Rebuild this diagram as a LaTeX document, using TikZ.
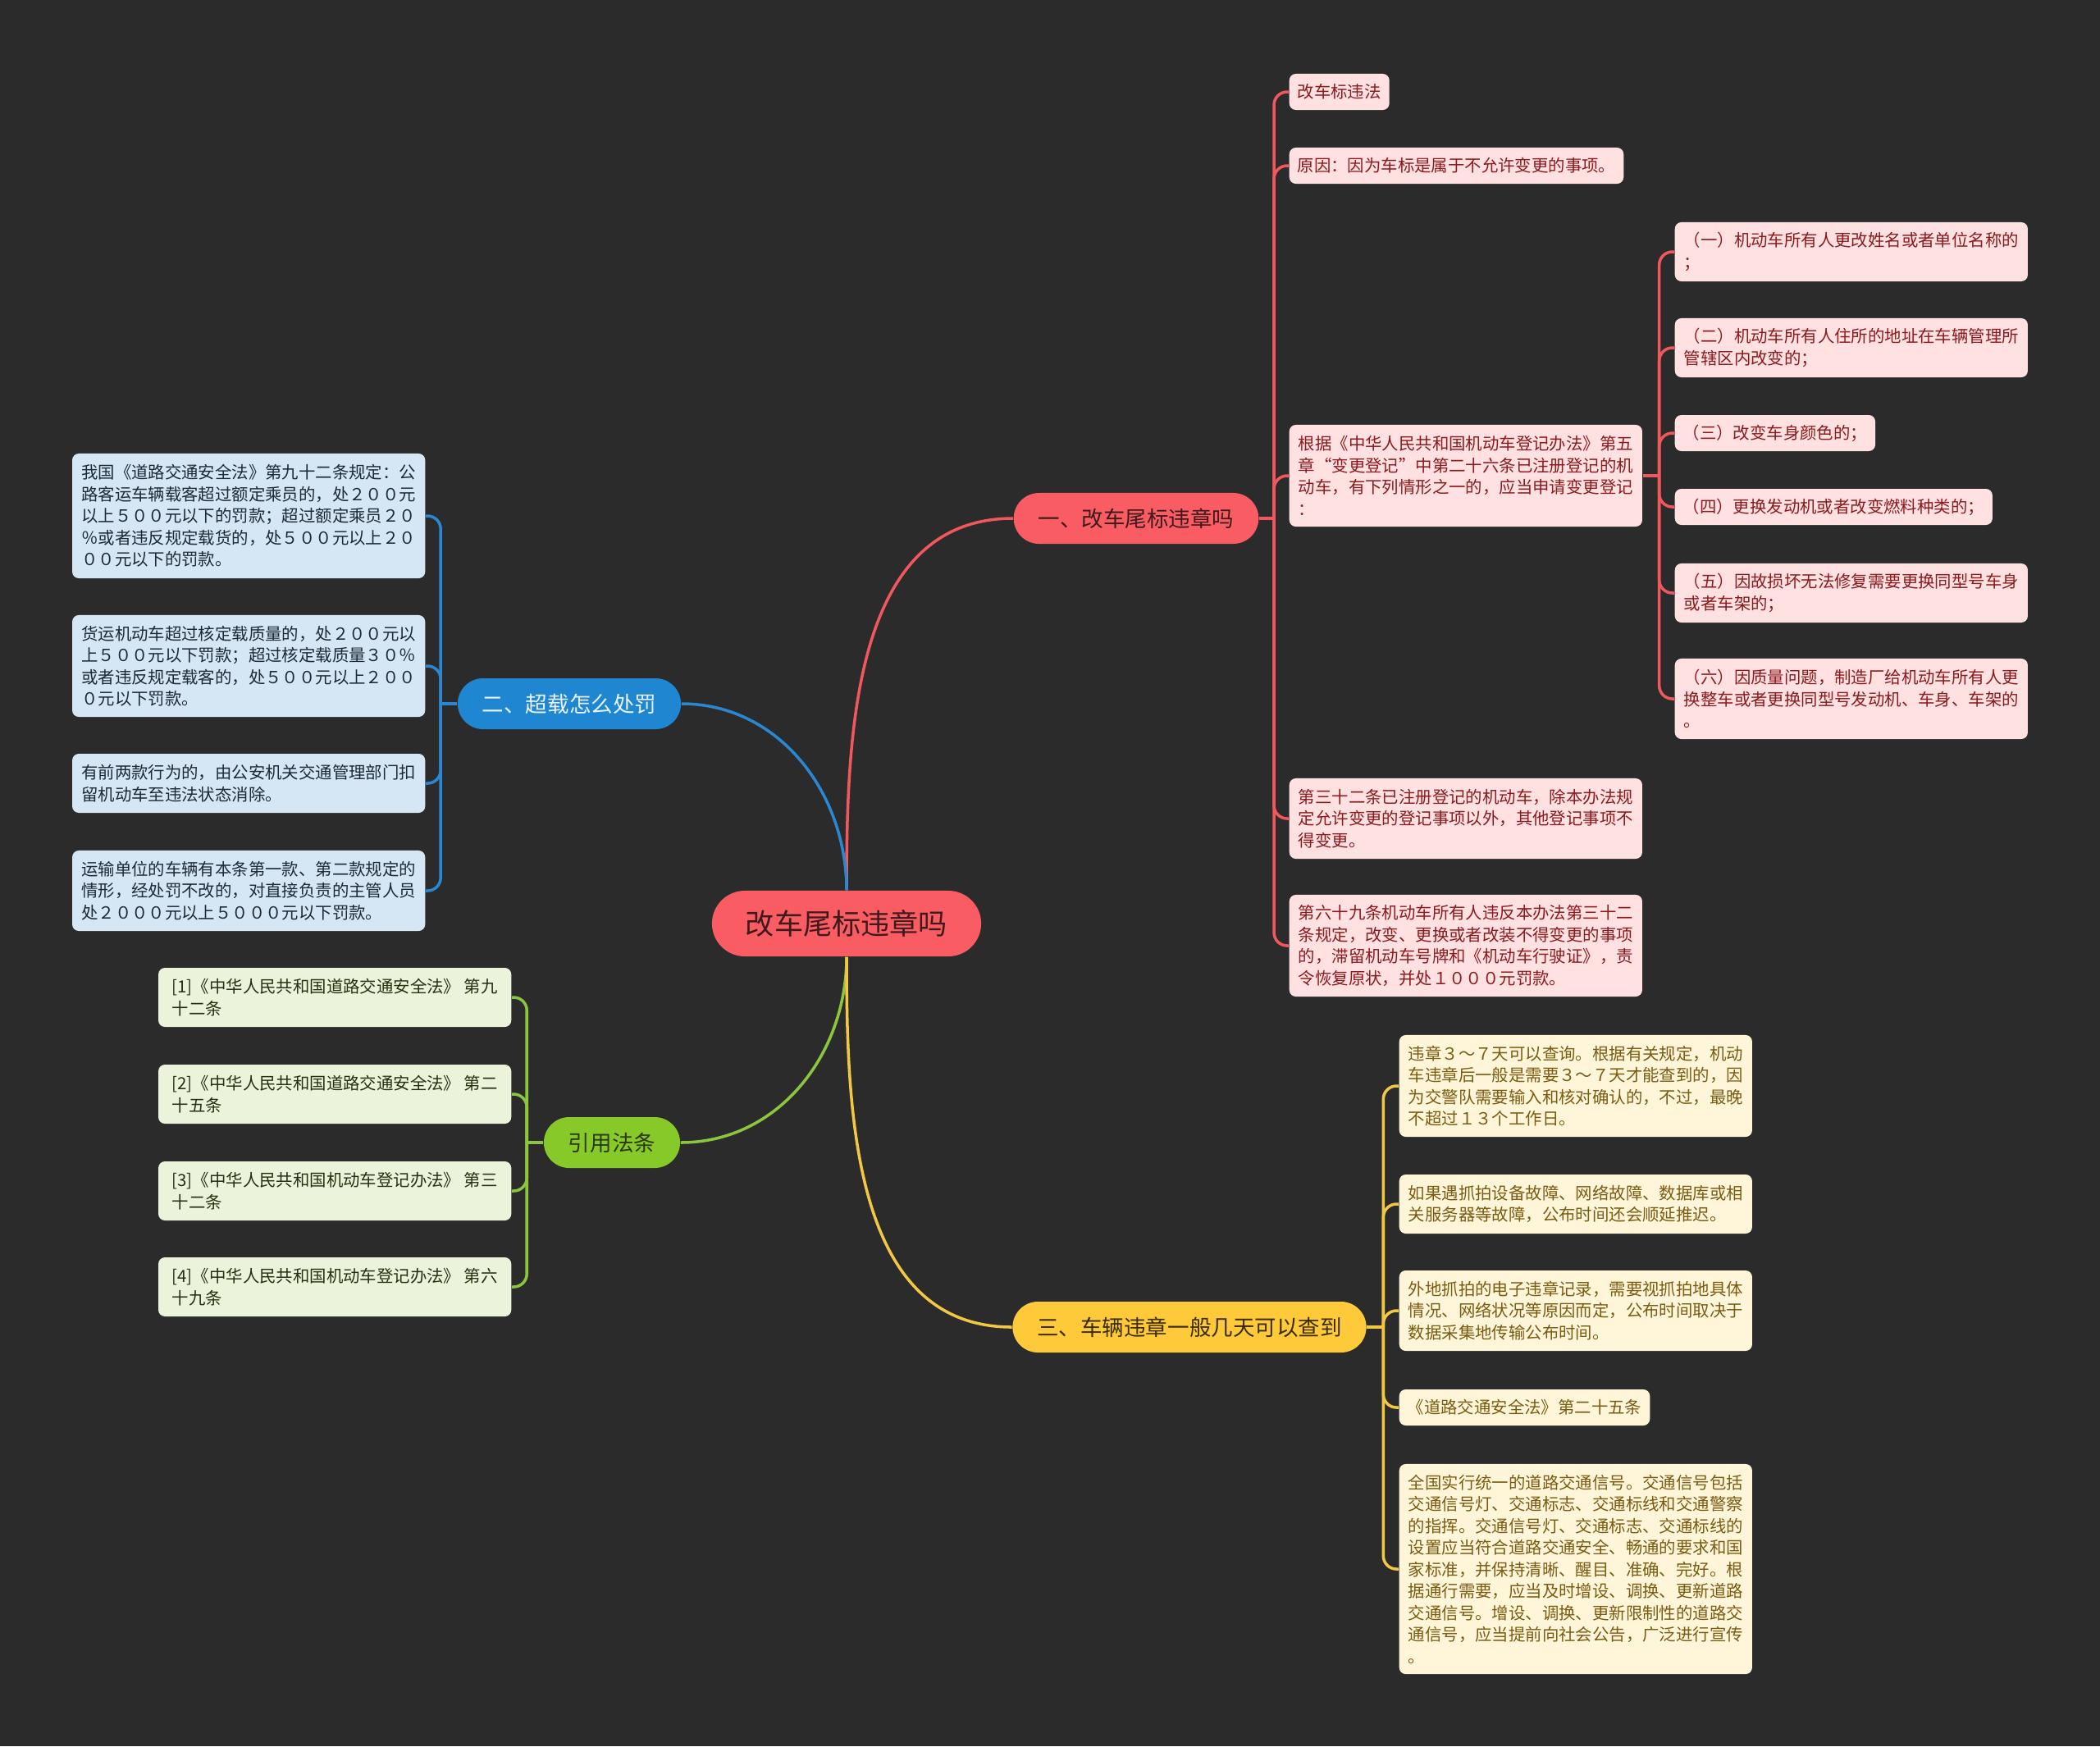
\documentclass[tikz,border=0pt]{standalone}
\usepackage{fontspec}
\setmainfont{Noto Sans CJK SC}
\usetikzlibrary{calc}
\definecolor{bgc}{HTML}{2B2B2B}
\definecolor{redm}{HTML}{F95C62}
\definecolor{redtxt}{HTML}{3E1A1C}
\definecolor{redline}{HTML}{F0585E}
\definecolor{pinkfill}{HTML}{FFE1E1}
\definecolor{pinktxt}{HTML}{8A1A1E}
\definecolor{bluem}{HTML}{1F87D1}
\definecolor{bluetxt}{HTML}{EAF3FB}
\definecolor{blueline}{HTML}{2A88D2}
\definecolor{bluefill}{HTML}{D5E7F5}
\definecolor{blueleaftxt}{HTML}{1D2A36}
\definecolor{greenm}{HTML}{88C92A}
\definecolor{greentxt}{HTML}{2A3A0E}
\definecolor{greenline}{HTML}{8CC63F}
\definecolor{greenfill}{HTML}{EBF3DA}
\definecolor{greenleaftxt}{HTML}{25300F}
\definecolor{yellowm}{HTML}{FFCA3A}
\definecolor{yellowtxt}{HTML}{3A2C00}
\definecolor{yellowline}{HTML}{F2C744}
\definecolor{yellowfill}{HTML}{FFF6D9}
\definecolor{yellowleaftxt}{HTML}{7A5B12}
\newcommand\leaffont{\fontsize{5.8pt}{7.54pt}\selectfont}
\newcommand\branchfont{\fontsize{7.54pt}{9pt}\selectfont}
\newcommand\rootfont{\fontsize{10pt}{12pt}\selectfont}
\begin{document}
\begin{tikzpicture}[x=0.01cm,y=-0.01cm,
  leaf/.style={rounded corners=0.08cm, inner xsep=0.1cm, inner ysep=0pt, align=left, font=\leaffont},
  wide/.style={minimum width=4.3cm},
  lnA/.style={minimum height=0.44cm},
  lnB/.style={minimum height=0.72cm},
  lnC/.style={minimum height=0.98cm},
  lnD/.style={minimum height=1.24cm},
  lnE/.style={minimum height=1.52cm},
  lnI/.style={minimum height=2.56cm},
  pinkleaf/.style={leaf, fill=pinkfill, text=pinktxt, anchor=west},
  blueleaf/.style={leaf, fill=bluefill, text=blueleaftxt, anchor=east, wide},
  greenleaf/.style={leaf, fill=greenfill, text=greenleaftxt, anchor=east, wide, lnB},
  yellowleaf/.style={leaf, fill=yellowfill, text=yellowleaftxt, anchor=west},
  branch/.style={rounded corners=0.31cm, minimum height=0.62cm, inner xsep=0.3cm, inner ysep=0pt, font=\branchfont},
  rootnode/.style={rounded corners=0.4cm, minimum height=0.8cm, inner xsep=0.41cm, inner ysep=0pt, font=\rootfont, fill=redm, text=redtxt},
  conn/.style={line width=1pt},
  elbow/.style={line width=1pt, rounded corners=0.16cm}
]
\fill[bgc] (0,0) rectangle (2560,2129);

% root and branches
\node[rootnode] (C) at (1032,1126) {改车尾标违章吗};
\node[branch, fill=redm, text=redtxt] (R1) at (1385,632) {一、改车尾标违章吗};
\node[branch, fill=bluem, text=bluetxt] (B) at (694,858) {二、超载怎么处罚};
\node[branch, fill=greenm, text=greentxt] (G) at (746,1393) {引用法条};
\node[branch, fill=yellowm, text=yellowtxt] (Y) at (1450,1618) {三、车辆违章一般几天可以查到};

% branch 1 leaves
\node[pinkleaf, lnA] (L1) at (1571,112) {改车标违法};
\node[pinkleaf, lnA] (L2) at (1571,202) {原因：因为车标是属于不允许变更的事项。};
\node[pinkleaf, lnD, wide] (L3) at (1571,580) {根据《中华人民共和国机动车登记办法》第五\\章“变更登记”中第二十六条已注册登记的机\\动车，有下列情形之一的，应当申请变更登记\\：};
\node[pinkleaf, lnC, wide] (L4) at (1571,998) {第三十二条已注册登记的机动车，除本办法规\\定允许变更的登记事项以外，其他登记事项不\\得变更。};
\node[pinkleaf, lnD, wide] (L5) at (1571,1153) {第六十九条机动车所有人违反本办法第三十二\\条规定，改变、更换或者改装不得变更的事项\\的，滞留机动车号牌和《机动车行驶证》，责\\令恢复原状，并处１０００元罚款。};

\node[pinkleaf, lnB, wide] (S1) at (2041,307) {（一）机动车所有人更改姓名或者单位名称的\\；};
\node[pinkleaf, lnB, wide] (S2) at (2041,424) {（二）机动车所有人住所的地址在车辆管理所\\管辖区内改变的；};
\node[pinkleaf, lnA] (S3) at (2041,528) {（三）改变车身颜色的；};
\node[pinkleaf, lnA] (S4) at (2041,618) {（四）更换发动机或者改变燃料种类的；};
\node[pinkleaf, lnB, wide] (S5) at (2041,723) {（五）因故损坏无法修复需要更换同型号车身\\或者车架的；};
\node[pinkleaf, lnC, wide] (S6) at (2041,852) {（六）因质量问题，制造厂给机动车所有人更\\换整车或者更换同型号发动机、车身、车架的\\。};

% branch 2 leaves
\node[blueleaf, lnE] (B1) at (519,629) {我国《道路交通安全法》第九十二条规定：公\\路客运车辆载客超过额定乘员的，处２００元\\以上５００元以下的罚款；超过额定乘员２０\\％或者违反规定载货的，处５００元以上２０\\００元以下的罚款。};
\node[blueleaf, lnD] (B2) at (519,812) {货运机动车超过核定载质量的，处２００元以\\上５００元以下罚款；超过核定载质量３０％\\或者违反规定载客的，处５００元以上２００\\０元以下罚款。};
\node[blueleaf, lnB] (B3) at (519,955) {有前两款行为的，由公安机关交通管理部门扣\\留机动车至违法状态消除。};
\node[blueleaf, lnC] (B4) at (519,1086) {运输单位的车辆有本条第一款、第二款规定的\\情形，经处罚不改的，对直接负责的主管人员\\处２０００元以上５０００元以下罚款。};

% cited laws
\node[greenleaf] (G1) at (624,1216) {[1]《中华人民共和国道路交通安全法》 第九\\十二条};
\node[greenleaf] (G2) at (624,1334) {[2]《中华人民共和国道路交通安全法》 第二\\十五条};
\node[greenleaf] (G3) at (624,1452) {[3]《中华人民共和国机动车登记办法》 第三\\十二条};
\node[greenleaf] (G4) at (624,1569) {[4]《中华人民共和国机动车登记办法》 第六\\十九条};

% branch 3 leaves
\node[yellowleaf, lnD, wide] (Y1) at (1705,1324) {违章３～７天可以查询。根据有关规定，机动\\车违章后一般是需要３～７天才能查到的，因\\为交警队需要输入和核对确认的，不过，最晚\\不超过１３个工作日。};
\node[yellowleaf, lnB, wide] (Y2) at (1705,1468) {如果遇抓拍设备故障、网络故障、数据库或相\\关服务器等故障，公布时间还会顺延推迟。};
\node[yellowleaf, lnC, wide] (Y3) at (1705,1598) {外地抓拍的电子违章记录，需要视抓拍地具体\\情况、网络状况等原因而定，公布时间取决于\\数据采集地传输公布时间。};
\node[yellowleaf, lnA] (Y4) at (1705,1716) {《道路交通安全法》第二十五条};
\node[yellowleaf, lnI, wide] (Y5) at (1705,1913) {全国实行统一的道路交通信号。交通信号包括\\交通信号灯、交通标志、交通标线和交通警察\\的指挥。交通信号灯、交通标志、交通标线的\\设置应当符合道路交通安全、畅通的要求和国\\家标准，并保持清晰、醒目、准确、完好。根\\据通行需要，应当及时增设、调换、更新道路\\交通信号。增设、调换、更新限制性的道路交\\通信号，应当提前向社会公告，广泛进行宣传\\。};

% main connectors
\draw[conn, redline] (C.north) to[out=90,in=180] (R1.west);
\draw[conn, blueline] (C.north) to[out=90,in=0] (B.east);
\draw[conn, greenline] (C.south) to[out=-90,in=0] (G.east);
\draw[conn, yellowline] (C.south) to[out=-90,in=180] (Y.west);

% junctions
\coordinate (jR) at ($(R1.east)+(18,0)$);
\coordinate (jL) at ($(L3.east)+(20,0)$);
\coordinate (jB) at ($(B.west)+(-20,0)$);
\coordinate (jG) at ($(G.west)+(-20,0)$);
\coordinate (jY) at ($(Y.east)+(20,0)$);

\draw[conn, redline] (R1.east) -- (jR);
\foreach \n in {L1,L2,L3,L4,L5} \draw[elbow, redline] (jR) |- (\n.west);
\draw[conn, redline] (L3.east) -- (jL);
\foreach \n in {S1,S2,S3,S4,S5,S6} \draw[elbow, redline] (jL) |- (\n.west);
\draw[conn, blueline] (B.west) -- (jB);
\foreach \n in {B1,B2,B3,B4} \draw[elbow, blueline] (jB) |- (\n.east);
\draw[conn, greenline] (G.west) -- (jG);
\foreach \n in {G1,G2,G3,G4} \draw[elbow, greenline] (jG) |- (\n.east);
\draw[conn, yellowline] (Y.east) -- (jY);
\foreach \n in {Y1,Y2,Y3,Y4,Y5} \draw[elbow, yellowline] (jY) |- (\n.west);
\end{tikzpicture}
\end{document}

────────────────

> **AIM**
Would you reproduce the lines above, from the very first through the line containing "(0,0) rectangle (2560,2129);", exactly and without the pictures?

> **SOLUTION FOR THIS TASK**
Rebuild this diagram as a LaTeX document, using TikZ.
\documentclass[tikz,border=0pt]{standalone}
\usepackage{fontspec}
\setmainfont{Noto Sans CJK SC}
\usetikzlibrary{calc}
\definecolor{bgc}{HTML}{2B2B2B}
\definecolor{redm}{HTML}{F95C62}
\definecolor{redtxt}{HTML}{3E1A1C}
\definecolor{redline}{HTML}{F0585E}
\definecolor{pinkfill}{HTML}{FFE1E1}
\definecolor{pinktxt}{HTML}{8A1A1E}
\definecolor{bluem}{HTML}{1F87D1}
\definecolor{bluetxt}{HTML}{EAF3FB}
\definecolor{blueline}{HTML}{2A88D2}
\definecolor{bluefill}{HTML}{D5E7F5}
\definecolor{blueleaftxt}{HTML}{1D2A36}
\definecolor{greenm}{HTML}{88C92A}
\definecolor{greentxt}{HTML}{2A3A0E}
\definecolor{greenline}{HTML}{8CC63F}
\definecolor{greenfill}{HTML}{EBF3DA}
\definecolor{greenleaftxt}{HTML}{25300F}
\definecolor{yellowm}{HTML}{FFCA3A}
\definecolor{yellowtxt}{HTML}{3A2C00}
\definecolor{yellowline}{HTML}{F2C744}
\definecolor{yellowfill}{HTML}{FFF6D9}
\definecolor{yellowleaftxt}{HTML}{7A5B12}
\newcommand\leaffont{\fontsize{5.8pt}{7.54pt}\selectfont}
\newcommand\branchfont{\fontsize{7.54pt}{9pt}\selectfont}
\newcommand\rootfont{\fontsize{10pt}{12pt}\selectfont}
\begin{document}
\begin{tikzpicture}[x=0.01cm,y=-0.01cm,
  leaf/.style={rounded corners=0.08cm, inner xsep=0.1cm, inner ysep=0pt, align=left, font=\leaffont},
  wide/.style={minimum width=4.3cm},
  lnA/.style={minimum height=0.44cm},
  lnB/.style={minimum height=0.72cm},
  lnC/.style={minimum height=0.98cm},
  lnD/.style={minimum height=1.24cm},
  lnE/.style={minimum height=1.52cm},
  lnI/.style={minimum height=2.56cm},
  pinkleaf/.style={leaf, fill=pinkfill, text=pinktxt, anchor=west},
  blueleaf/.style={leaf, fill=bluefill, text=blueleaftxt, anchor=east, wide},
  greenleaf/.style={leaf, fill=greenfill, text=greenleaftxt, anchor=east, wide, lnB},
  yellowleaf/.style={leaf, fill=yellowfill, text=yellowleaftxt, anchor=west},
  branch/.style={rounded corners=0.31cm, minimum height=0.62cm, inner xsep=0.3cm, inner ysep=0pt, font=\branchfont},
  rootnode/.style={rounded corners=0.4cm, minimum height=0.8cm, inner xsep=0.41cm, inner ysep=0pt, font=\rootfont, fill=redm, text=redtxt},
  conn/.style={line width=1pt},
  elbow/.style={line width=1pt, rounded corners=0.16cm}
]
\fill[bgc] (0,0) rectangle (2560,2129);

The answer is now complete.